▶ GIVEN INSTRUCTION
Give every line again exactly as it appears, please, but not the pictures.

___ DATA BLOCK

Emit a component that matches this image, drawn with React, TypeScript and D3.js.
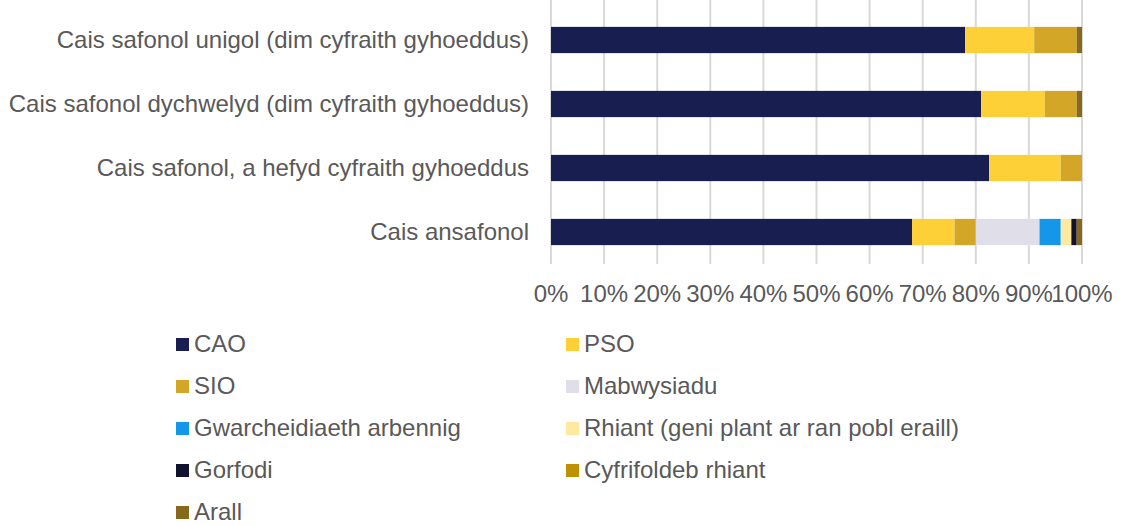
import React, { useRef, useEffect } from 'react';
import * as d3 from 'd3';

const categories = [
  'Cais safonol unigol (dim cyfraith gyhoeddus)',
  'Cais safonol dychwelyd (dim cyfraith gyhoeddus)',
  'Cais safonol, a hefyd cyfraith gyhoeddus',
  'Cais ansafonol',
];

const seriesNames = [
  'CAO',
  'PSO',
  'SIO',
  'Mabwysiadu',
  'Gwarcheidiaeth arbennig',
  'Rhiant (geni plant ar ran pobl eraill)',
  'Gorfodi',
  'Cyfrifoldeb rhiant',
  'Arall',
];

const seriesColors = [
  '#181e50',
  '#fdd037',
  '#d4a627',
  '#e0dfe9',
  '#1497e8',
  '#ffe8a0',
  '#10122e',
  '#bd9100',
  '#86691a',
];

// percentage per category, in the order of seriesNames
const cao = [78, 81, 82.5, 68];
const pso = [13, 12, 13.5, 8];
const sio = [8, 6, 4, 4];
const mabwysiadu = [0, 0, 0, 12];
const gwarcheidiaeth = [0, 0, 0, 4];
const rhiant = [0, 0, 0, 2];
const gorfodi = [0, 0, 0, 1];
const cyfrifoldeb = [0, 0, 0, 0];
const arall = [1, 1, 0, 1];

const xTicks = [0, 10, 20, 30, 40, 50, 60, 70, 80, 90, 100];

const App = () => {
  const svgRef = useRef<SVGSVGElement>(null);

  useEffect(() => {
    const W = 1122;
    const H = 526;
    const margin = { top: 8, left: 551 };
    const plotH = 256;
    const font = '"Liberation Sans", Arial, sans-serif';
    const fs = 24;

    const svg = d3.select(svgRef.current)
      .attr('width', W)
      .attr('height', H)
      .style('position', 'absolute')
      .style('left', '0px')
      .style('top', '0px')
      .style('background', 'white');

    svg.selectAll('*').remove();

    const values = [cao, pso, sio, mabwysiadu, gwarcheidiaeth, rhiant, gorfodi, cyfrifoldeb, arall];
    const rows = categories.map((c, i) => {
      const row: any = { category: c };
      seriesNames.forEach((s, j) => { row[s] = values[j][i]; });
      return row;
    });
    const stacked = d3.stack().keys(seriesNames)(rows);

    const x = d3.scaleLinear().domain([0, 100]).range([margin.left, 1082]);
    const y = d3.scaleBand()
      .domain(categories)
      .range([margin.top, margin.top + plotH])
      .paddingInner(0.59)
      .paddingOuter(0.295);

    // gridlines
    svg.append('g')
      .selectAll('line')
      .data(xTicks)
      .enter()
      .append('line')
      .attr('x1', d => x(d))
      .attr('x2', d => x(d))
      .attr('y1', 0)
      .attr('y2', margin.top + plotH)
      .attr('stroke', '#d9d9d9')
      .attr('stroke-width', 2);

    // bars
    svg.append('g')
      .selectAll('g')
      .data(stacked)
      .enter()
      .append('g')
      .attr('fill', (d, i) => seriesColors[i])
      .selectAll('rect')
      .data(d => d)
      .enter()
      .append('rect')
      .attr('x', d => x(d[0]))
      .attr('y', d => y(d.data.category as any)!)
      .attr('width', d => Math.max(0, x(d[1]) - x(d[0])))
      .attr('height', y.bandwidth());

    // x tick labels
    svg.append('g')
      .selectAll('text')
      .data(xTicks)
      .enter()
      .append('text')
      .attr('x', d => x(d))
      .attr('y', 302)
      .attr('text-anchor', 'middle')
      .attr('font-family', font)
      .attr('font-size', fs)
      .attr('fill', '#595959')
      .text(d => `${d}%`);

    // category labels
    svg.append('g')
      .selectAll('text')
      .data(categories)
      .enter()
      .append('text')
      .attr('x', 529)
      .attr('y', d => y(d)! + y.bandwidth() / 2)
      .attr('dy', '0.35em')
      .attr('text-anchor', 'end')
      .attr('font-family', font)
      .attr('font-size', fs)
      .attr('fill', '#595959')
      .text(d => d);

    // legend
    const legend = svg.append('g');
    const items = legend.selectAll('g')
      .data(seriesNames)
      .enter()
      .append('g')
      .attr('transform', (d, i) => `translate(${i % 2 === 0 ? 176 : 566}, ${344 + Math.floor(i / 2) * 42})`);

    items.append('rect')
      .attr('x', 0)
      .attr('y', -6)
      .attr('width', 13)
      .attr('height', 13)
      .attr('fill', (d, i) => seriesColors[i]);

    items.append('text')
      .attr('x', 18)
      .attr('y', 8)
      .attr('font-family', font)
      .attr('font-size', fs)
      .attr('fill', '#595959')
      .text(d => d);
  }, []);

  return <svg ref={svgRef}></svg>;
};

export default App;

______

▶ THE RESPONSE
Emit a component that matches this image, drawn with React, TypeScript and D3.js.
import React, { useRef, useEffect } from 'react';
import * as d3 from 'd3';

const categories = [
  'Cais safonol unigol (dim cyfraith gyhoeddus)',
  'Cais safonol dychwelyd (dim cyfraith gyhoeddus)',
  'Cais safonol, a hefyd cyfraith gyhoeddus',
  'Cais ansafonol',
];

const seriesNames = [
  'CAO',
  'PSO',
  'SIO',
  'Mabwysiadu',
  'Gwarcheidiaeth arbennig',
  'Rhiant (geni plant ar ran pobl eraill)',
  'Gorfodi',
  'Cyfrifoldeb rhiant',
  'Arall',
];

const seriesColors = [
  '#181e50',
  '#fdd037',
  '#d4a627',
  '#e0dfe9',
  '#1497e8',
  '#ffe8a0',
  '#10122e',
  '#bd9100',
  '#86691a',
];

// percentage per category, in the order of seriesNames
const cao = [78, 81, 82.5, 68];
const pso = [13, 12, 13.5, 8];
const sio = [8, 6, 4, 4];
const mabwysiadu = [0, 0, 0, 12];
const gwarcheidiaeth = [0, 0, 0, 4];
const rhiant = [0, 0, 0, 2];
const gorfodi = [0, 0, 0, 1];
const cyfrifoldeb = [0, 0, 0, 0];
const arall = [1, 1, 0, 1];

const xTicks = [0, 10, 20, 30, 40, 50, 60, 70, 80, 90, 100];

const App = () => {
  const svgRef = useRef<SVGSVGElement>(null);

  useEffect(() => {
    const W = 1122;
    const H = 526;
    const margin = { top: 8, left: 551 };
    const plotH = 256;
    const font = '"Liberation Sans", Arial, sans-serif';
    const fs = 24;

    const svg = d3.select(svgRef.current)
      .attr('width', W)
      .attr('height', H)
      .style('position', 'absolute')
      .style('left', '0px')
      .style('top', '0px')
      .style('background', 'white');

    svg.selectAll('*').remove();

    const values = [cao, pso, sio, mabwysiadu, gwarcheidiaeth, rhiant, gorfodi, cyfrifoldeb, arall];
    const rows = categories.map((c, i) => {
      const row: any = { category: c };
      seriesNames.forEach((s, j) => { row[s] = values[j][i]; });
      return row;
    });
    const stacked = d3.stack().keys(seriesNames)(rows);

    const x = d3.scaleLinear().domain([0, 100]).range([margin.left, 1082]);
    const y = d3.scaleBand()
      .domain(categories)
      .range([margin.top, margin.top + plotH])
      .paddingInner(0.59)
      .paddingOuter(0.295);

    // gridlines
    svg.append('g')
      .selectAll('line')
      .data(xTicks)
      .enter()
      .append('line')
      .attr('x1', d => x(d))
      .attr('x2', d => x(d))
      .attr('y1', 0)
      .attr('y2', margin.top + plotH)
      .attr('stroke', '#d9d9d9')
      .attr('stroke-width', 2);

    // bars
    svg.append('g')
      .selectAll('g')
      .data(stacked)
      .enter()
      .append('g')
      .attr('fill', (d, i) => seriesColors[i])
      .selectAll('rect')
      .data(d => d)
      .enter()
      .append('rect')
      .attr('x', d => x(d[0]))
      .attr('y', d => y(d.data.category as any)!)
      .attr('width', d => Math.max(0, x(d[1]) - x(d[0])))
      .attr('height', y.bandwidth());

    // x tick labels
    svg.append('g')
      .selectAll('text')
      .data(xTicks)
      .enter()
      .append('text')
      .attr('x', d => x(d))
      .attr('y', 302)
      .attr('text-anchor', 'middle')
      .attr('font-family', font)
      .attr('font-size', fs)
      .attr('fill', '#595959')
      .text(d => `${d}%`);

    // category labels
    svg.append('g')
      .selectAll('text')
      .data(categories)
      .enter()
      .append('text')
      .attr('x', 529)
      .attr('y', d => y(d)! + y.bandwidth() / 2)
      .attr('dy', '0.35em')
      .attr('text-anchor', 'end')
      .attr('font-family', font)
      .attr('font-size', fs)
      .attr('fill', '#595959')
      .text(d => d);

    // legend
    const legend = svg.append('g');
    const items = legend.selectAll('g')
      .data(seriesNames)
      .enter()
      .append('g')
      .attr('transform', (d, i) => `translate(${i % 2 === 0 ? 176 : 566}, ${344 + Math.floor(i / 2) * 42})`);

    items.append('rect')
      .attr('x', 0)
      .attr('y', -6)
      .attr('width', 13)
      .attr('height', 13)
      .attr('fill', (d, i) => seriesColors[i]);

    items.append('text')
      .attr('x', 18)
      .attr('y', 8)
      .attr('font-family', font)
      .attr('font-size', fs)
      .attr('fill', '#595959')
      .text(d => d);
  }, []);

  return <svg ref={svgRef}></svg>;
};

export default App;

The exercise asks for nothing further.